Begitu juga soal penggunaan energi Bitcoin. Para pengkritik Bitcoin selalu berdalih bahwa konsumsi energi Bitcoin itu sangat tidak efisien. Mereka selalu menggaungkan konsumsi energi Bitcoin itu lebih besar dibanding konsumsi energi beberapa negara seperti Swedia, Bangladesh, dan Norwegia.
Berdasarkan data Cambridge Center for Alternative Finance, konsumsi energi Bitcoin sebesar 147 terawatt Hour (Twh), Swedia konsumsi energinya hanya 131 Twh, Bangladesh, 71 Twh, dan Norwegia 124 Twh.

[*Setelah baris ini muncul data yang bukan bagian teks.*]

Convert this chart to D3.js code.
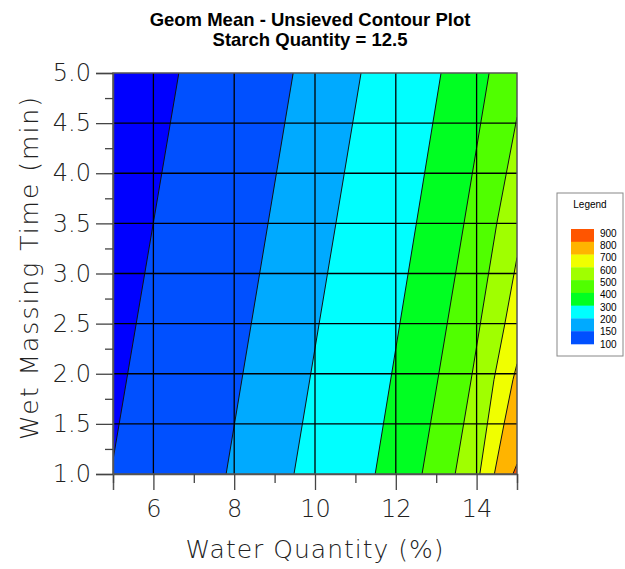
<!DOCTYPE html>
<html lang="en">
<head>
    <meta charset="UTF-8">
    <title>Geom Mean - Unsieved Contour Plot</title>
    <script src="https://d3js.org/d3.v7.min.js"></script>
    <style>
        body { margin: 0; background: #fff; }
        svg { display: block; }
        .title { font-family: "Liberation Sans", Arial, sans-serif; font-weight: bold; font-size: 18.5px; fill: #000; }
        .axis-text { font-family: "DejaVu Sans", sans-serif; font-weight: 200; fill: #222; }
        .legend-text { font-family: "Liberation Sans", Arial, sans-serif; font-size: 10px; fill: #000; }
    </style>
</head>
<body>
    <div id="chart"></div>

    <script>
        // contour levels and band colours (band i lies above level i)
        const levels = [100, 150, 200, 300, 400, 500, 600, 700, 800, 900];
        const bandColors = ["#0050ff", "#00aaff", "#00ffff", "#00ff22", "#50ff00",
                            "#a0ff00", "#f0ff00", "#ffb400", "#ff5500"];
        const baseColor = "#0000ff"; // below 100

        // contour lines: [water %, wet massing time]
        const line100 = [[5, 1.14], [6.63, 5]];
        const line150 = [[7.80, 1], [9.46, 5]];
        const line200 = [[9.48, 1], [11.14, 5]];
        const line300 = [[11.49, 1], [13.12, 5]];
        const line400 = [[12.65, 1], [13.48, 3], [14.31, 5]];
        const line500 = [[13.47, 1], [13.89, 2], [14.50, 3.5], [15, 4.56]];
        const line600 = [[14.08, 1], [14.43, 1.94], [14.70, 2.5], [15, 3.16]];
        const line700 = [[14.44, 1], [14.68, 1.5], [14.90, 1.94], [15, 2.1]];
        const line800 = [[14.90, 1], [15, 1.1]];
        const contourLines = [line100, line150, line200, line300, line400, line500, line600, line700, line800];

        const xTicks = [6, 8, 10, 12, 14];
        const yTicks = [1.0, 1.5, 2.0, 2.5, 3.0, 3.5, 4.0, 4.5, 5.0];

        const W = 625, H = 569;
        const margin = {top: 73, right: 108, bottom: 95, left: 113};
        const width = W - margin.left - margin.right;
        const height = H - margin.top - margin.bottom;

        const svg = d3.select("#chart").append("svg")
            .attr("width", W)
            .attr("height", H);

        // titles
        svg.append("text").attr("class", "title")
            .attr("x", 310).attr("y", 26)
            .attr("text-anchor", "middle")
            .text("Geom Mean - Unsieved Contour Plot");
        svg.append("text").attr("class", "title")
            .attr("x", 310).attr("y", 46)
            .attr("text-anchor", "middle")
            .text("Starch Quantity = 12.5");

        const g = svg.append("g")
            .attr("transform", `translate(${margin.left},${margin.top})`);

        const x = d3.scaleLinear().domain([5, 15]).range([0, width]);
        const y = d3.scaleLinear().domain([1, 5]).range([height, 0]);

        g.append("clipPath").attr("id", "plot-clip")
            .append("rect").attr("width", width).attr("height", height);

        const plot = g.append("g").attr("clip-path", "url(#plot-clip)");

        plot.append("rect")
            .attr("width", width).attr("height", height)
            .attr("fill", baseColor);

        // fill the region right of each contour with its band colour
        const [xMin, xMax] = x.domain();
        const yMin = y.domain()[0];
        const area = d3.line().x(d => x(d[0])).y(d => y(d[1]));
        contourLines.forEach((pts, i) => {
            const first = pts[0], last = pts[pts.length - 1];
            const poly = pts.concat([[xMax, last[1]], [xMax, yMin], [first[0], yMin]]);
            plot.append("path")
                .attr("d", area(poly) + "Z")
                .attr("fill", bandColors[i]);
        });

        // contour lines
        contourLines.forEach(pts => {
            plot.append("path")
                .attr("d", area(pts))
                .attr("fill", "none")
                .attr("stroke", "#111")
                .attr("stroke-width", 1);
        });

        // grid
        plot.selectAll(".vgrid").data(xTicks).enter().append("line")
            .attr("x1", d => x(d)).attr("x2", d => x(d))
            .attr("y1", 0).attr("y2", height)
            .attr("stroke", "#000").attr("stroke-width", 1.3);
        plot.selectAll(".hgrid").data(yTicks.slice(1, -1)).enter().append("line")
            .attr("y1", d => y(d)).attr("y2", d => y(d))
            .attr("x1", 0).attr("x2", width)
            .attr("stroke", "#000").attr("stroke-width", 1.3);

        // border
        g.append("rect")
            .attr("width", width).attr("height", height)
            .attr("fill", "none").attr("stroke", "#555").attr("stroke-width", 1.5);

        // x axis
        g.append("g")
            .attr("transform", `translate(0,${height})`)
            .call(d3.axisBottom(x).tickValues(xTicks).tickSize(16).tickPadding(10).tickFormat(d3.format("d")));
        g.append("g")
            .attr("transform", `translate(0,${height})`)
            .call(d3.axisBottom(x).tickValues(d3.range(5, 15.01, 2)).tickSize(9).tickFormat(""))
            .call(a => a.select(".domain").remove());

        // y axis
        g.append("g")
            .call(d3.axisLeft(y).tickValues(yTicks).tickSize(17).tickPadding(5).tickFormat(d3.format(".1f")));
        g.append("g")
            .call(d3.axisLeft(y).tickValues(d3.range(1.25, 5, 0.5)).tickSize(8).tickFormat(""))
            .call(a => a.select(".domain").remove());

        g.selectAll(".domain").attr("stroke", "#555").attr("stroke-width", 1.5);
        g.selectAll(".tick line").attr("stroke", "#444").attr("stroke-width", 1.3);
        g.selectAll(".tick text")
            .attr("class", "axis-text")
            .style("font-size", "24px");

        // axis titles
        svg.append("text").attr("class", "axis-text")
            .attr("x", margin.left + width / 2).attr("y", 558)
            .attr("text-anchor", "middle")
            .style("font-size", "25px")
            .style("letter-spacing", "1px")
            .text("Water Quantity (%)");
        svg.append("text").attr("class", "axis-text")
            .attr("transform", `translate(38,${margin.top + height / 2 - 6}) rotate(-90)`)
            .attr("text-anchor", "middle")
            .style("font-size", "25px")
            .style("letter-spacing", "2px")
            .text("Wet Massing Time (min)");

        // legend
        const lg = svg.append("g").attr("transform", "translate(557,193)");
        lg.append("rect")
            .attr("width", 66).attr("height", 163)
            .attr("fill", "#fff").attr("stroke", "#888");
        lg.append("text").attr("class", "legend-text")
            .attr("x", 33).attr("y", 15)
            .attr("text-anchor", "middle")
            .text("Legend");

        const legendLevels = levels.slice().reverse();
        const ly = d3.scalePoint().domain(legendLevels).range([40, 151]);
        const swatchH = (151 - 36) / bandColors.length;
        lg.selectAll(".sw").data(bandColors.slice().reverse()).enter().append("rect")
            .attr("x", 14).attr("width", 23)
            .attr("y", (d, i) => 36 + i * swatchH)
            .attr("height", swatchH + 0.3)
            .attr("fill", d => d);
        lg.selectAll(".lab").data(legendLevels).enter().append("text")
            .attr("class", "legend-text")
            .attr("x", 43)
            .attr("y", d => ly(d) + 3.5)
            .text(d => d);
    </script>
</body>
</html>
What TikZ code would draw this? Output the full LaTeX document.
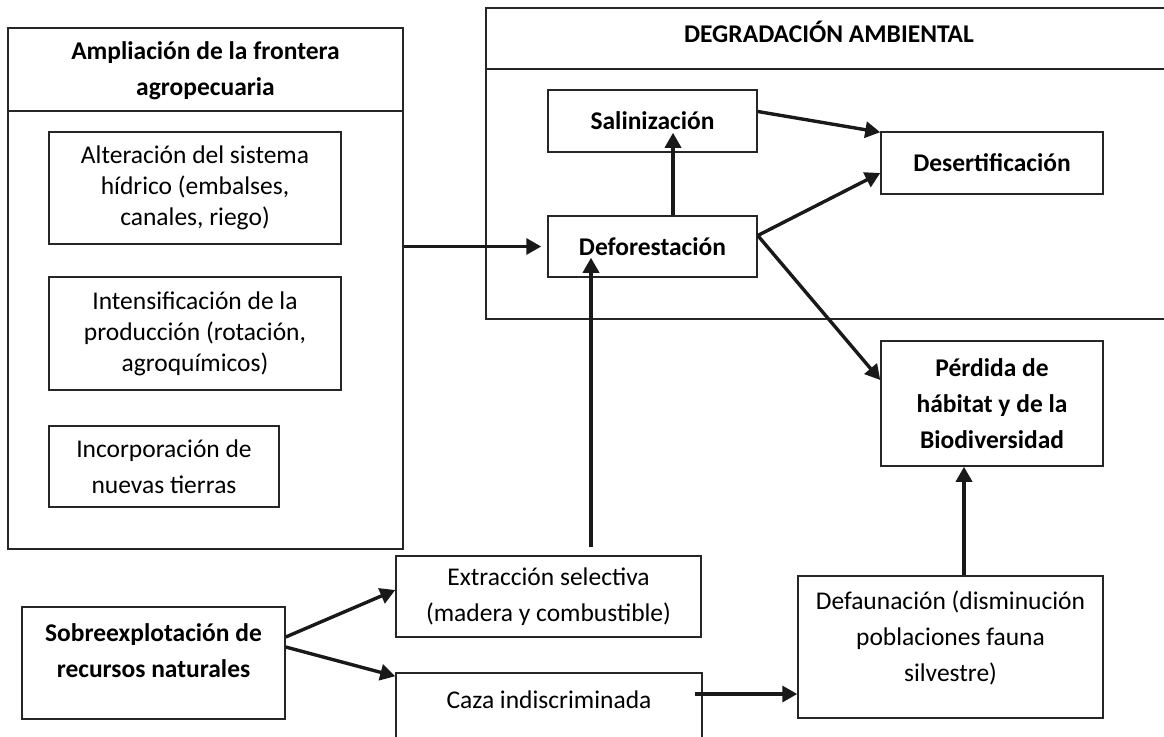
\documentclass[tikz,border=0pt]{standalone}
\usepackage{fontspec}
\setmainfont{Carlito}
\usetikzlibrary{arrows.meta}
\tikzset{
  caja/.style={draw=black!85,line width=1.5pt,inner sep=0pt,align=center},
  marco/.style={draw=black!85,line width=1.5pt},
  flecha/.style={draw=black!90,line width=3.4pt,-{Triangle[length=15pt,width=16pt]}},
  texto/.style={align=center,font=\fontsize{25.5}{31}\selectfont},
  textoa/.style={align=center,font=\fontsize{25.5}{36}\selectfont},
  textob/.style={align=center,font=\fontsize{25.5}{36}\selectfont\bfseries},
}
\begin{document}
\begin{tikzpicture}[x=1pt,y=-1pt]
\useasboundingbox (0,0) rectangle (1164,736);
% bloque izquierdo
\node[caja,minimum width=395pt,minimum height=521pt] (ampl) at (205.5,288.5) {};
\draw[marco] (ampl.west |- 0,111) -- (ampl.east |- 0,111);
\node[textob] (amplt) at (205.5,71) {Ampliación de la frontera\\agropecuaria};
\node[caja,texto,minimum width=292pt,minimum height=112pt] (alter) at (195,188)
  {Alteración del sistema\\hídrico (embalses,\\canales, riego)};
\node[caja,texto,minimum width=292pt,minimum height=113pt] (intens) at (195,333.5)
  {Intensificación de la\\producción (rotación,\\agroquímicos)};
\node[caja,textoa,minimum width=230pt,minimum height=81pt] (incorp) at (164,466.5)
  {Incorporación de\\nuevas tierras};
% degradacion ambiental
\draw[marco] (1164,8) -- (486,8) -- (486,319) -- (1164,319);
\draw[marco] (486,69) -- (1164,69);
\node[font=\fontsize{25.5}{31}\selectfont\bfseries] (degt) at (829,32) {DEGRADACIÓN AMBIENTAL};
\node[caja,textob,minimum width=209pt,minimum height=62pt] (salin) at (652.5,121) {Salinización};
\node[caja,textob,minimum width=222pt,minimum height=62pt] (desert) at (992,163) {Desertificación};
\node[caja,textob,minimum width=209pt,minimum height=61pt] (defor) at (652.5,246.5) {Deforestación};
\node[caja,textob,minimum width=222pt,minimum height=125pt] (perdida) at (992,403.5)
  {Pérdida de\\hábitat y de la\\Biodiversidad};
% parte baja
\node[caja,minimum width=305pt,minimum height=142pt] (defaun) at (950.5,647) {};
\node[textoa] (defaunt) at (950.5,638) {Defaunación (disminución\\poblaciones fauna\\silvestre)};
\node[caja,textoa,minimum width=305pt,minimum height=81pt] (extrac) at (548.5,596.5)
  {Extracción selectiva\\(madera y combustible)};
\node[caja,minimum width=306pt,minimum height=66pt] (caza) at (549,706) {};
\node[textoa] (cazat) at (549,700) {Caza indiscriminada};
\node[caja,minimum width=263pt,minimum height=112pt] (sobre) at (153.5,663) {};
\node[textob] (sobret) at (153.5,651) {Sobreexplotación de\\recursos naturales};
% flechas
\draw[flecha] (ampl.east |- defor.west) -- ([xshift=-6pt]defor.west);
\draw[flecha] ([xshift=20.5pt]defor.north) -- ([xshift=20.5pt,yshift=20pt]salin.south);
\draw[flecha] ([yshift=9.5pt]salin.east) -- ([yshift=-1pt]desert.north west);
\draw[flecha] ([yshift=11pt]defor.east) -- ([yshift=-10pt]desert.west);
\draw[flecha] ([yshift=11pt]defor.east) -- ([yshift=23.5pt]perdida.west);
\draw[flecha] ([xshift=42.5pt,yshift=8pt]extrac.north) -- ([xshift=-61.5pt,yshift=20pt]defor.south);
\draw[flecha] ([xshift=13.5pt]defaun.north) -- ([xshift=13.5pt]defaun.north |- perdida.south);
\draw[flecha] ([xshift=-8pt,yshift=12pt]caza.east) -- ([yshift=12pt]caza.east -| defaun.west);
\draw[flecha] ([yshift=26pt]sobre.east) -- ([yshift=6.5pt]extrac.west);
\draw[flecha] ([yshift=16pt]sobre.east) -- ([yshift=-4pt]caza.north west);
\end{tikzpicture}
\end{document}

Namun perbandingan seperti itu dianggap kurang fair. Kenapa tidak dibandingkan dengan konsumsi energi yang dilakukan sistem perbankan. Karena jika mau fair harusnya dibandingkan dengan konsumsi energi sistem perbankan.
Nyatanya, konsumsi energi perbankan justru jauh lebih besar dibandingkan konsumsi penambangan Bitcoin. Asal tahu saja, perbankan sangat bergantung pada konsumsi energi yang juga besar. Dari mulai data center, ATM, dan jaringan pembayaran digitalnya itu konsumsi energinya mencapai 263 Twh.
Nah, itu tadi merupakan contoh dari kalangan yang optimis harga Bitcoin pada 2022.
Sebaliknya, ada juga yang berpendapat sebaliknya. Misalnya Louis Navellier, investor kawakan Amerika. Dia memprediksi harga bitcoin tahun depan cenderung akan mengalami koreksi harga. Penyebabnya adalah program tapering yang dilakukan Bank Sentral Amerika Serikat The Fed.
Jika The Fed melakukan peningkatan suku bunga acuannya, maka jelas mengakibatkan koreksi harga di aset beresiko seperti saham dan Bitcoin. "Semakin cepat The Fed melakukan tapering, maka kita akan melihat volatilitas yang tinggi di pasar saham dan obligasi, dan tentu saja Bitcoin," kata Navellier.
Pendapat yang tidak jauh berbeda juga diungkapkan Mike Novogratz, triliuner investor kripto dan CEO Galaxy Digital. Ia mengatakan, kebijakan The Fed bisa membuat pasar kripto runtuh di 2022.
"Orang-orang kini menjadi bearish (memandang harga akan turun) terhadap Bitcoin dan mata uang kripto lainnya setelah penguatan tajam dalam satu tahun terakhir. Bitcoin melesat nyaris 200%, ethereum 600% belum lagi yang lainnya juga naik ratusan persen," kata Novogratz.